Iremos tratar o terceiro aspecto, ou seja, o conhecimento da norma conforme a qual temos de ordenar nossa vida, o qual chamamos de justiça das obras.
Com respeito a isto parece que o entendimento do homem tem melhor aceitação nas coisas tratadas antes. Porque o apóstolo testifica que os gentios que não tem lei, são lei para si mesmos; e demonstram que as obras da Lei estão escritas no seu coração, e que suas consciências lhes dão testemunho, e seus pensamentos lhes acusam ou defendem diante do juízo de Deus. “Porque para com Deus não há acepção de pessoas. Assim, pois, todos os que pecaram sem lei também sem lei perecerão; e todos os que com lei pecaram mediante lei serão julgados. Porque os simples ouvidores da lei não são justos diante de Deus, mas os que praticam a lei hão de ser justificados. Quando pois os gentios, que não têm lei, procedem, por natureza, de conformidade com a lei, não tendo lei, servem eles de lei por si mesmos. Estes mostram a norma da lei gravada no seu coração, testemunhando-lhes também a consciência e os seus pensamentos, mutualmente acusando-se ou defendendo-se(Rm.2:11-15). Se os gentios têm naturalmente gravada em sua alma a justiça da Lei, não podemos dizer na verdade que são de todo cegos referente a como hão de viver. E é coisa corrente dizer que o homem têm conhecimento suficiente para viver bem conforme esta lei natural, da qual fala o apóstolo. Consideremos, portanto com que propósito foi dado aos homens este conhecimento natural da Lei; então compreenderemos até onde nos guiar para nos levar a razão e a verdade.

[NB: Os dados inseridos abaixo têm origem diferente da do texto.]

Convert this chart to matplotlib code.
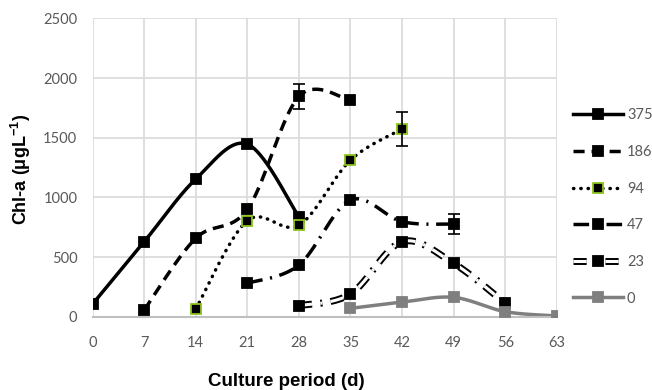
import numpy as np
import matplotlib
matplotlib.use("Agg")
import matplotlib.pyplot as plt
import matplotlib.patheffects as pe
from matplotlib.lines import Line2D

# Chl-a over the culture period for each dose
days_375 = [0, 7, 14, 21, 28]
chl_375 = [106, 628, 1153, 1446, 837]

days_186 = [7, 14, 21, 28, 35]
chl_186 = [56, 657, 899, 1845, 1812]

days_94 = [14, 21, 28, 35, 42]
chl_94 = [64, 804, 766, 1312, 1572]

days_47 = [21, 28, 35, 42, 49]
chl_47 = [280, 433, 977, 796, 776]

days_23 = [28, 35, 42, 49, 56]
chl_23 = [92, 190, 628, 447, 112]

days_0 = [35, 42, 49, 56, 63]
chl_0 = [70, 122, 162, 42, 6]

# error bars (day, value, +/-)
err_186 = (28, 1845, 105)
err_94 = (42, 1572, 145)
err_47 = (49, 776, 85)

labels = ["375", "186", "94", "47", "23", "0"]
xticks = [0, 7, 14, 21, 28, 35, 42, 49, 56, 63]
yticks = [0, 500, 1000, 1500, 2000, 2500]


def smooth(x, y, n=40):
    # Excel-style smoothed line (Catmull-Rom as cubic Bezier)
    p = np.column_stack([x, y]).astype(float)
    out = [p[0]]
    t = np.linspace(0, 1, n)[1:, None]
    for i in range(len(p) - 1):
        p0 = p[i - 1] if i > 0 else p[i]
        p1, p2 = p[i], p[i + 1]
        p3 = p[i + 2] if i + 2 < len(p) else p[i + 1]
        c1 = p1 + (p2 - p0) / 6
        c2 = p2 - (p3 - p1) / 6
        seg = ((1 - t) ** 3) * p1 + 3 * ((1 - t) ** 2) * t * c1 + 3 * (1 - t) * t ** 2 * c2 + t ** 3 * p2
        out.extend(seg)
    out = np.array(out)
    return out[:, 0], out[:, 1]


plt.rcParams["font.family"] = ["Lato", "DejaVu Sans"]
plt.rcParams["mathtext.fontset"] = "custom"
plt.rcParams["mathtext.rm"] = "Liberation Sans:bold"
plt.rcParams["mathtext.bf"] = "Liberation Sans:bold"
plt.rcParams["mathtext.default"] = "rm"

fig = plt.figure(figsize=(6.52, 3.9), dpi=100)
ax = fig.add_axes([0.142, 0.188, 0.712, 0.765])

green = "#8DC21F"
grey = "#7F7F7F"
lw = 2.5
compound = [pe.Stroke(linewidth=5.0, foreground="black"), pe.Stroke(linewidth=2.2, foreground="white")]

styles = [
    dict(ls="-", color="black", mfc="black", mec="black"),
    dict(ls=(0, (3.2, 2.0)), color="black", mfc="black", mec="black"),
    dict(ls=(0, (0.1, 2.0)), color="black", mfc="black", mec=green, dash_capstyle="round"),
    dict(ls=(0, (4.5, 2.2, 0.6, 2.2)), color="black", mfc="black", mec="black"),
    dict(ls=(0, (3.8, 2.4, 0.6, 2.4)), color="black", mfc="black", mec="black", pe=compound),
    dict(ls="-", color=grey, mfc=grey, mec=grey),
]
series = [(days_375, chl_375), (days_186, chl_186), (days_94, chl_94),
          (days_47, chl_47), (days_23, chl_23), (days_0, chl_0)]

handles = []
for (xd, yd), st, lab in zip(series, styles, labels):
    sx, sy = smooth(xd, yd)
    kw = {}
    if "dash_capstyle" in st:
        kw["dash_capstyle"] = st["dash_capstyle"]
    line, = ax.plot(sx, sy, ls=st["ls"], color=st["color"], lw=lw, zorder=2, **kw)
    if "pe" in st:
        line.set_path_effects(st["pe"])
    ax.plot(xd, yd, ls="none", marker="s", ms=7, mfc=st["mfc"], mec=st["mec"],
            mew=1.3, zorder=3)
    hl = Line2D([], [], ls=st["ls"], color=st["color"], lw=lw, **kw)
    if "pe" in st:
        hl.set_path_effects(st["pe"])
    hm = Line2D([], [], ls="none", marker="s", ms=7, mfc=st["mfc"], mec=st["mec"], mew=1.3)
    handles.append((hl, hm))

for d, v, e in [err_186, err_94, err_47]:
    ax.errorbar([d], [v], yerr=[e], fmt="none", ecolor="black", elinewidth=1.2,
                capsize=4, capthick=1.2, zorder=4)

ax.set_xlim(0, 63)
ax.set_ylim(0, 2500)
ax.set_xticks(xticks)
ax.set_yticks(yticks)
ax.grid(True, color="#D9D9D9", lw=1.2)
ax.set_axisbelow(True)
for s in ["top", "right", "left"]:
    ax.spines[s].set_visible(False)
ax.spines["bottom"].set_color("#BFBFBF")
ax.spines["bottom"].set_linewidth(1.5)
ax.tick_params(length=0, labelsize=10.5, labelcolor="#595959")
ax.tick_params(axis="x", pad=14)
ax.tick_params(axis="y", pad=11)

fig.text(286 / 652, 1 - 381 / 390, "Culture period (d)", ha="center", va="center",
         fontsize=13.5, fontweight="bold", family="Liberation Sans")
fig.text(21 / 652, 1 - 169 / 390, r"Chl-a (μgL$^{-1}$)", ha="center", va="center",
         rotation=90, fontsize=13, fontweight="bold", family="Liberation Sans")

leg = fig.legend(handles, labels, loc="center left", bbox_to_anchor=(573 / 652, 1 - 207 / 390),
                 frameon=False, borderpad=0, borderaxespad=0, handlelength=3.4,
                 handletextpad=0.3, labelspacing=1.55, fontsize=10.5)
for t in leg.get_texts():
    t.set_color("#595959")

fig.savefig("out.png", dpi=100)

Definição de lei natural. Esta torna o homem indesculpável
Também as palavras de Paulo nos farão compreender isto, se entendemos devidamente o texto citado. Pouco antes havia dito que os que pecaram debaixo da Lei, pela Lei serão julgados, e que os que sem Lei pecaram, sem Lei pereceram. Como o último poderia parecer injusto, que sem juízo algum anterior foram condenados os gentios, complementa em seguida que sua consciência lhes servia de lei, e, portanto, bastava para condená-los com justiça. Por conseguinte, o fim da lei natural é fazer o homem indesculpável. E poderíamos defini-la adequadamente dizendo que é um sentimento da consciência mediante a qual discerne entre o bem e o mal o suficiente para que os homens não tenham como pretexto ignorância, sendo convencidos por seu próprio testemunho. Há no homem tal inclinação para adular-se, que sempre, enquanto lhe é possível afastar seu entendimento do conhecimento de suas culpas. Isto parece que moveu a Platão a dizer que ninguém peca, a não ser por ignorância1 .Seria verdade, se a hipocrisia dos homens não tivesse tanta força para encobrir seus vícios, que a consciência não sinta escrúpulo algum na presença de Deus. Mas como o pecador, que se empenha em evitar o discernimento natural do bem e do mal, se vê muitas vezes como forçado, e não pode fechar os olhos, de tal maneira que, queira ou não, têm que abri-los algumas vezes à força, é falso dizer que só peca por ignorância.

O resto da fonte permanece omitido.